Leave of Absence
by Tanya J. Peterson
Inkwater Press

"She typically looked and sounded dispassionate, but when he looked beyond that, he saw a person who very much experienced the gamut of human emotions."

They walk among us, but when we sense their difference we typically shy away from them. Perhaps it is due to a misunderstanding of their situation or simply a fear of how they might react if interacted with, but whatever the reason may be we often shun the mentally ill. Tragically, though, it is frequently the twin catalysts of love and support from those around them that can help a person suffering with mental or emotional problems recover quicker or, at the very least, learn to cope better with their illness. In her poignant portrayal of Oliver and Penelope, the author attempts to demystify two of the more common psychological maladies and to remind her readers of the humanity of their victims.

Oliver wants to die. Poor timing and the efforts of a police rescue team were the only things that kept him alive when he tried to jump to his death. Admitted to Airhaven Behavioral Health Center after his suicide attempt, he resists the efforts of the staff to help him, believing that he deserves to be dead since he wasn't there to stop the murder of his wife and young son four months ago. Penelope, another patient at Airhaven, also believes she has very little left to offer the world. Having lost her career and ability to function normally in society due to her illness, she sees herself as worthless and an anchor around the neck of her fiancé, William. Ironically, this unlikely place is where they form a deep friendship which, in turn, begins to lead them both toward recovery.

Peterson, a Nationally Certified Counselor, tackles two frequently misunderstood illnesses in her story.
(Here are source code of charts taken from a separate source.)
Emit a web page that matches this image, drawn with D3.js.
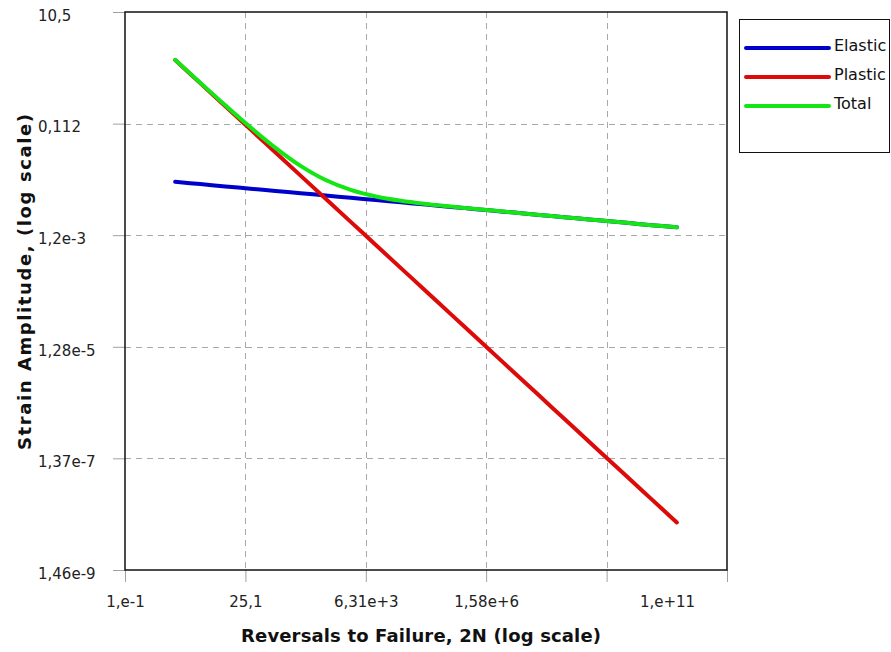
<!DOCTYPE html>
<html>
<head>
<meta charset="utf-8">
<script src="https://cdn.jsdelivr.net/npm/d3@7"></script>
<style>
  html, body { margin: 0; padding: 0; background: #fff; }
  svg { display: block; font-family: "DejaVu Sans", Verdana, sans-serif; }
</style>
</head>
<body>
<svg id="chart" width="891" height="652"></svg>
<script>
// Reversals to failure (2N) at which each curve is sampled
const cycles = [1, 3.16, 10, 31.6, 100, 316, 1e3, 3.16e3, 1e4, 3.16e4, 1e5, 3.16e5,
                1e6, 3.16e6, 1e7, 3.16e7, 1e8, 3.16e8, 1e9, 3.16e9, 1e10];

// Strain amplitude components
const elasticStrain = [0.0105, 0.00957, 0.00872, 0.00795, 0.00725, 0.00661, 0.00602,
                       0.00549, 0.00500, 0.00456, 0.00416, 0.00379, 0.00345, 0.00315,
                       0.00287, 0.00261, 0.00238, 0.00217, 0.00198, 0.00180, 0.00165];
const plasticStrain = [1.49, 0.582, 0.227, 0.0887, 0.0346, 0.0135, 0.00528, 0.00206,
                       8.04e-4, 3.14e-4, 1.23e-4, 4.78e-5, 1.87e-5, 7.29e-6, 2.85e-6,
                       1.11e-6, 4.34e-7, 1.69e-7, 6.60e-8, 2.58e-8, 1.01e-8];
const totalStrain   = [1.50, 0.592, 0.236, 0.0967, 0.0419, 0.0201, 0.0113, 0.00755,
                       0.00580, 0.00487, 0.00428, 0.00384, 0.00347, 0.00316, 0.00287,
                       0.00261, 0.00238, 0.00217, 0.00198, 0.00180, 0.00165];

const seriesNames  = ["Elastic", "Plastic", "Total"];
const seriesColors = ["#0000cc", "#dd0a0a", "#14e614"];

// Axis ticks
const xTickValues = [0.1, 25.1, 6310, 1.58e6, 3.98e8, 1e11];
const xTickLabels = ["1,e-1", "25,1", "6,31e+3", "1,58e+6", "", "1,e+11"];
const yTickValues = [1.46e-9, 1.37e-7, 1.28e-5, 1.2e-3, 0.112, 10.5];
const yTickLabels = ["1,46e-9", "1,37e-7", "1,28e-5", "1,2e-3", "0,112", "10,5"];

const plot = { left: 125, top: 12, right: 727, bottom: 570 };

const svg = d3.select("#chart");

const x = d3.scaleLog().domain([0.1, 1e11]).range([plot.left, plot.right]);
const y = d3.scaleLog().domain([1.46e-9, 10.5]).range([plot.bottom, plot.top]);

// Dashed grid
const grid = svg.append("g").attr("stroke", "#a8a8a8").attr("stroke-width", 1)
  .attr("stroke-dasharray", "6,5").attr("fill", "none");
grid.selectAll("line.gx").data(xTickValues.slice(1, -1)).join("line")
  .attr("x1", d => Math.round(x(d)) + 0.5).attr("x2", d => Math.round(x(d)) + 0.5)
  .attr("y1", plot.top).attr("y2", plot.bottom);
grid.selectAll("line.gy").data(yTickValues.slice(1, -1)).join("line")
  .attr("x1", plot.left).attr("x2", plot.right)
  .attr("y1", d => Math.round(y(d)) + 0.5).attr("y2", d => Math.round(y(d)) + 0.5);

// Axes
const xAxis = svg.append("g").attr("transform", `translate(0,${plot.bottom})`)
  .call(d3.axisBottom(x).tickValues(xTickValues).tickSize(12).tickPadding(14)
    .tickFormat((d, i) => xTickLabels[i]));
xAxis.select(".domain").remove();
xAxis.selectAll(".tick line").attr("stroke", "#a0a0a0");
xAxis.selectAll(".tick text").attr("font-size", 15).attr("fill", "#222")
  .attr("font-family", "DejaVu Sans, Verdana, sans-serif")
  .attr("dx", (d, i) => i === xTickLabels.length - 1 ? -60 : 0);

const yAxis = svg.append("g").attr("transform", `translate(${plot.left},0)`)
  .call(d3.axisLeft(y).tickValues(yTickValues).tickSize(12)
    .tickFormat((d, i) => yTickLabels[i]));
yAxis.select(".domain").remove();
yAxis.selectAll(".tick line").attr("stroke", "#a0a0a0");
yAxis.selectAll(".tick text").attr("font-size", 15).attr("fill", "#222")
  .attr("font-family", "DejaVu Sans, Verdana, sans-serif")
  .attr("text-anchor", "start").attr("x", 38 - plot.left).attr("dy", "0.55em");

// Plot frame
svg.append("rect")
  .attr("x", plot.left).attr("y", plot.top)
  .attr("width", plot.right - plot.left).attr("height", plot.bottom - plot.top)
  .attr("fill", "none").attr("stroke", "#111").attr("stroke-width", 1.5);

// Curves
const series = [elasticStrain, plasticStrain, totalStrain];
const line = d3.line()
  .x((d, i) => x(cycles[i]))
  .y(d => y(d))
  .curve(d3.curveCatmullRom);

svg.append("g").selectAll("path").data(series).join("path")
  .attr("d", d => line(d))
  .attr("fill", "none")
  .attr("stroke", (d, i) => seriesColors[i])
  .attr("stroke-width", 4)
  .attr("stroke-linecap", "round")
  .attr("stroke-linejoin", "round");

// Axis titles
svg.append("text")
  .attr("x", 421).attr("y", 642)
  .attr("text-anchor", "middle").attr("font-size", 18).attr("font-weight", "bold")
  .attr("fill", "#111")
  .attr("textLength", 360).attr("lengthAdjust", "spacing")
  .text("Reversals to Failure, 2N (log scale)");

svg.append("text")
  .attr("transform", "translate(31,282) rotate(-90)")
  .attr("text-anchor", "middle").attr("font-size", 18).attr("font-weight", "bold")
  .attr("fill", "#111")
  .attr("textLength", 336).attr("lengthAdjust", "spacing")
  .text("Strain Amplitude, (log scale)");

// Legend
const legend = svg.append("g");
legend.append("rect")
  .attr("x", 739.5).attr("y", 19.5).attr("width", 150).attr("height", 133)
  .attr("fill", "#fff").attr("stroke", "#111").attr("stroke-width", 1);
const items = legend.selectAll("g.item").data(seriesNames).join("g")
  .attr("transform", (d, i) => `translate(0,${48 + i * 29})`);
items.append("line")
  .attr("x1", 746).attr("x2", 829).attr("y1", 0).attr("y2", 0)
  .attr("stroke", (d, i) => seriesColors[i]).attr("stroke-width", 4)
  .attr("stroke-linecap", "round");
items.append("text")
  .attr("x", 834).attr("y", 3).attr("font-size", 16).attr("fill", "#111")
  .text(d => d);
</script>
</body>
</html>
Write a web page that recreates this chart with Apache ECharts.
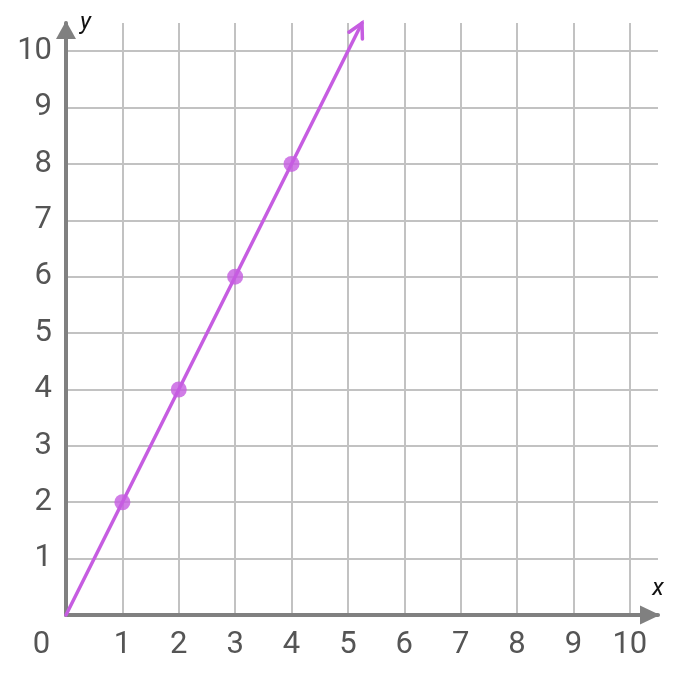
<!DOCTYPE html>
<html>
<head>
<meta charset="utf-8">
<script src="https://cdn.jsdelivr.net/npm/echarts@6/dist/echarts.min.js"></script>
<style>html,body{margin:0;padding:0;background:#fff}#c{width:680px;height:676px}</style>
</head>
<body>
<div id="c"></div>
<script>
// data
const lineX = [0, 1, 2, 3, 4, 5.25];
const lineY = [0, 2, 4, 6, 8, 10.5];
const pointX = [1, 2, 3, 4];
const pointY = [2, 4, 6, 8];
// arrowhead: tip (x,y) and a point back along the line
const arrowTip = [5.25, 10.5];
const arrowBack = [0, 0];
const axisMin = 0, axisMax = 10.5, axisStep = 1;

const purple = '#c65de1';
const labelColor = '#555555';
const gridColor = '#c2c2c2';
const axisColor = '#808080';

const chart = echarts.init(document.getElementById('c'));

function intLabel(v) { return Number.isInteger(v) ? String(v) : ''; }

chart.setOption({
  animation: false,
  grid: { left: 66, top: 23, width: 592, height: 592, containLabel: false },
  xAxis: {
    type: 'value', min: axisMin, max: axisMax, interval: axisStep,
    name: 'x', nameLocation: 'end', nameGap: 0,
    nameTextStyle: { fontFamily: 'Roboto', fontStyle: 'italic', fontSize: 24, color: '#111', align: 'center', verticalAlign: 'bottom', padding: [0, 0, 14, 0] },
    axisLine: { show: true, onZero: false, lineStyle: { color: axisColor, width: 4 }, symbol: ['none', 'triangle'], symbolSize: [19, 20], symbolOffset: [0, -8] },
    axisTick: { show: false },
    splitLine: { show: true, showMaxLine: false, lineStyle: { color: gridColor, width: 2 } },
    axisLabel: {
      margin: 15, fontFamily: 'Roboto', fontSize: 31, color: labelColor,
      formatter: function (v) { if (v === 0) return '{o|0}'; return intLabel(v); },
      rich: { o: { fontFamily: 'Roboto', fontSize: 31, color: labelColor, padding: [0, 49, 0, 0] } }
    }
  },
  yAxis: {
    type: 'value', min: axisMin, max: axisMax, interval: axisStep,
    name: 'y', nameLocation: 'end', nameGap: 0,
    nameTextStyle: { fontFamily: 'Roboto', fontStyle: 'italic', fontSize: 24, color: '#111', align: 'left', verticalAlign: 'middle', padding: [0, 0, 0, 14] },
    axisLine: { show: true, onZero: false, lineStyle: { color: axisColor, width: 4 }, symbol: ['none', 'triangle'], symbolSize: [20, 18], symbolOffset: [0, -7] },
    axisTick: { show: false },
    splitLine: { show: true, showMaxLine: false, lineStyle: { color: gridColor, width: 2 } },
    axisLabel: {
      margin: 14, fontFamily: 'Roboto', fontSize: 31, color: labelColor,
      showMinLabel: false, padding: [4, 0, 0, 0],
      formatter: intLabel
    }
  },
  series: [
    {
      type: 'line', data: lineX.map((x, i) => [x, lineY[i]]),
      showSymbol: false, clip: false, z: 3,
      lineStyle: { color: purple, width: 3.5, cap: 'round' }
    },
    {
      type: 'scatter', data: pointX.map((x, i) => [x, pointY[i]]),
      symbol: 'circle', symbolSize: 16, z: 4,
      itemStyle: { color: purple }
    },
    {
      type: 'custom', clip: false, z: 4,
      data: [[arrowTip[0], arrowTip[1], arrowBack[0], arrowBack[1]]],
      encode: { x: 0, y: 1 },
      renderItem: function (params, api) {
        const tip = api.coord([api.value(0), api.value(1)]);
        const back = api.coord([api.value(2), api.value(3)]);
        let dx = back[0] - tip[0], dy = back[1] - tip[1];
        const len = Math.sqrt(dx * dx + dy * dy);
        dx /= len; dy /= len;
        const a = 28 * Math.PI / 180, L = 16;
        const p1 = [tip[0] + L * (dx * Math.cos(a) - dy * Math.sin(a)), tip[1] + L * (dx * Math.sin(a) + dy * Math.cos(a))];
        const p2 = [tip[0] + L * (dx * Math.cos(-a) - dy * Math.sin(-a)), tip[1] + L * (dx * Math.sin(-a) + dy * Math.cos(-a))];
        return {
          type: 'polyline',
          shape: { points: [p1, tip, p2] },
          style: { stroke: purple, lineWidth: 3.5, fill: null, lineCap: 'round', lineJoin: 'miter' }
        };
      }
    }
  ]
});
</script>
</body>
</html>
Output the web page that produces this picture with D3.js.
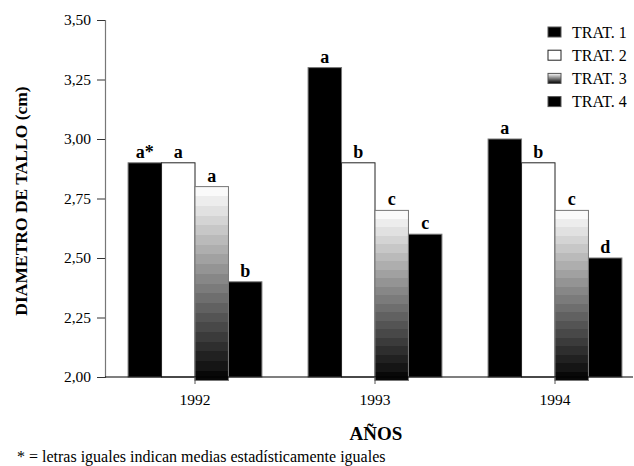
<!DOCTYPE html>
<html><head><meta charset="utf-8">
<script src="https://cdn.jsdelivr.net/npm/d3@7"></script>
<style>body{margin:0;background:#fff}svg{display:block}svg text{font-family:"Liberation Serif","Times New Roman",serif !important}</style>
</head><body>
<svg id="c" width="634" height="466"></svg>
<script>
const years = ["1992", "1993", "1994"];
const series = ["TRAT. 1", "TRAT. 2", "TRAT. 3", "TRAT. 4"];
const trat1 = [2.9, 3.3, 3.0];
const trat2 = [2.9, 2.9, 2.9];
const trat3 = [2.8, 2.7, 2.7];
const trat4 = [2.4, 2.6, 2.5];
const letters1 = ["a*", "a", "a"];
const letters2 = ["a", "b", "b"];
const letters3 = ["a", "c", "c"];
const letters4 = ["b", "c", "d"];
const yTicks = [2.0, 2.25, 2.5, 2.75, 3.0, 3.25, 3.5];

const values = [trat1, trat2, trat3, trat4];
const letters = [letters1, letters2, letters3, letters4];
const fills = ["#000", "#fff", "url(#grad)", "#000"];
const SERIF = '"Liberation Serif","Times New Roman",serif';

const svg = d3.select("#c");
const defs = svg.append("defs");
const g = defs.append("linearGradient").attr("id", "grad").attr("x1", 0).attr("y1", 0).attr("x2", 0).attr("y2", 1);
const nSteps = 20;
for (let i = 0; i < nSteps; i++) {
  const v = Math.round(250 - (250 - 8) * i / (nSteps - 1));
  const c = `rgb(${v},${v},${v})`;
  g.append("stop").attr("offset", i / nSteps).attr("stop-color", c);
  g.append("stop").attr("offset", (i + 1) / nSteps).attr("stop-color", c);
}

const y = d3.scaleLinear().domain([2.0, 3.5]).range([377, 20]);
const x0 = d3.scaleBand().domain(years).range([105, 645]).padding(0);
const x1 = d3.scaleBand().domain(series).range([0, x0.bandwidth()]).paddingInner(0).paddingOuter(0.69);

// bars
years.forEach((yr, i) => {
  series.forEach((s, j) => {
    const v = values[j][i];
    const bx = x0(yr) + x1(s);
    const extra = j === 2 ? 3.5 : 0;
    svg.append("rect")
      .attr("x", bx).attr("y", y(v))
      .attr("width", x1.bandwidth())
      .attr("height", y(2.0) - y(v) + extra)
      .attr("fill", fills[j])
      .attr("stroke", j === 1 ? "#222" : "#777")
      .attr("stroke-width", 1);
    svg.append("text")
      .attr("x", bx + x1.bandwidth() / 2)
      .attr("y", y(v) - 5)
      .attr("text-anchor", "middle")
      .attr("font-family", SERIF)
      .attr("font-size", 18).attr("font-weight", "bold")
      .text(letters[j][i]);
  });
});

// y axis
const yAxis = d3.axisLeft(y).tickValues(yTicks).tickSize(8).tickPadding(6)
  .tickFormat(d => d3.format(".2f")(d).replace(".", ","));
const ya = svg.append("g").attr("transform", "translate(105,0)").call(yAxis)
  .attr("font-family", SERIF).attr("font-size", 15.5);
ya.select(".domain").attr("stroke", "#777").attr("stroke-width", 1.2);
ya.selectAll(".tick line").attr("stroke", "#333");
ya.selectAll("text").attr("fill", "#000");

// x axis
svg.append("line").attr("x1", 105).attr("x2", 633).attr("y1", y(2.0)).attr("y2", y(2.0)).attr("stroke", "#000").attr("stroke-width", 1.2);
const xAxis = d3.axisBottom(x0).tickSize(7).tickPadding(10);
const xa = svg.append("g").attr("transform", `translate(0,${y(2.0)})`).call(xAxis)
  .attr("font-family", SERIF).attr("font-size", 15.5);
xa.select(".domain").remove();
xa.selectAll(".tick line").attr("stroke", "#555");
xa.selectAll("text").attr("fill", "#000");

// titles
svg.append("text").attr("transform", "translate(27,201) rotate(-90)")
  .attr("text-anchor", "middle").attr("font-family", SERIF).attr("font-size", 17.5).attr("font-weight", "bold")
  .text("DIAMETRO DE TALLO (cm)");
svg.append("text").attr("x", 376).attr("y", 440).attr("text-anchor", "middle")
  .attr("font-family", SERIF).attr("font-size", 19).attr("font-weight", "bold").text("AÑOS");
svg.append("text").attr("x", 17).attr("y", 462).attr("font-family", SERIF).attr("font-size", 16)
  .text("* = letras iguales indican medias estadísticamente iguales");

// legend
series.forEach((s, j) => {
  const cy = 32 + j * 23.2;
  svg.append("rect").attr("x", 548).attr("y", cy - 5).attr("width", 13).attr("height", 10)
    .attr("fill", fills[j]).attr("stroke", j === 1 ? "#222" : "#555").attr("stroke-width", 1);
  svg.append("text").attr("x", 572).attr("y", cy + 5.5).attr("font-family", SERIF).attr("font-size", 16).text(s);
});
</script>
</body></html>
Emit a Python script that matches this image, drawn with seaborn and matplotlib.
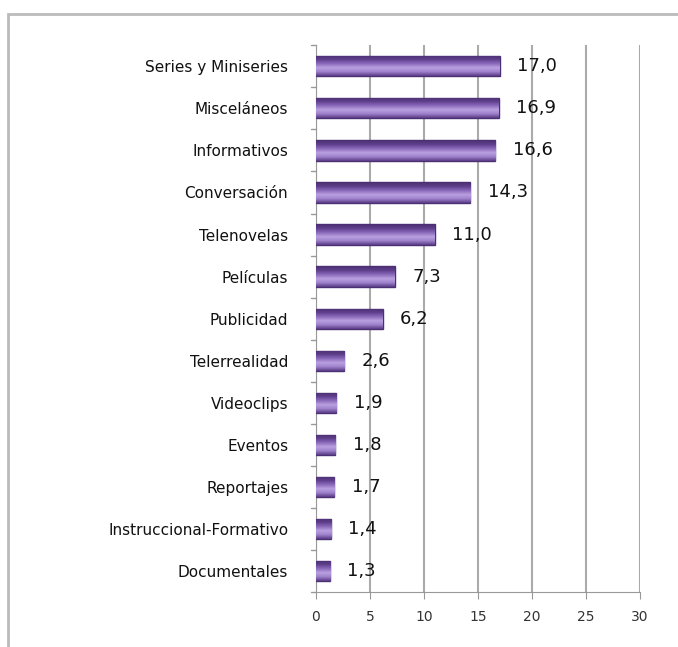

Post-traumatic stress disorder (PTSD) has garnered a massive amount of press over the last two decades as an increasing number of soldiers returning from the wars in Iraq and Afghanistan have been diagnosed with it. Showing in the character of Oliver that the anxiety disorder can come about from causes other than warfare, she is able to fully explore how debilitating PTSD can be to those who experience it. Oliver's disorienting flashbacks, overwhelming depression, increased startle response, and nightmares are all typical features associated with the disorder, and by putting the reader into Oliver's shoes for a time she is helping educate those who may have previously been at a loss to understand what a family member of friend returning from the conflict overseas could be going through. In addition, the author reveals just how difficult it is for a person with schizophrenia to function in society. Like Sylvia Nasar did in her book, A Beautiful Mind, Peterson propels her readers into Penelope's mental anguish and reveals how the illness affects those who have to watch a loved one suffer through it by having the reader see the story at times through William's eyes.

Although the book might have further explored the motivations and reactions of some of the minor figures such as Maggie's parents and Rod, Peterson's handling of her three principal characters is quite good. Sometimes in the absence of knowing we fill in the blanks with counter-productive images of the mentally ill. The author helps strip away the surface stereotypes associated with those who suffer from PSTD and schizophrenia to show the real people underneath.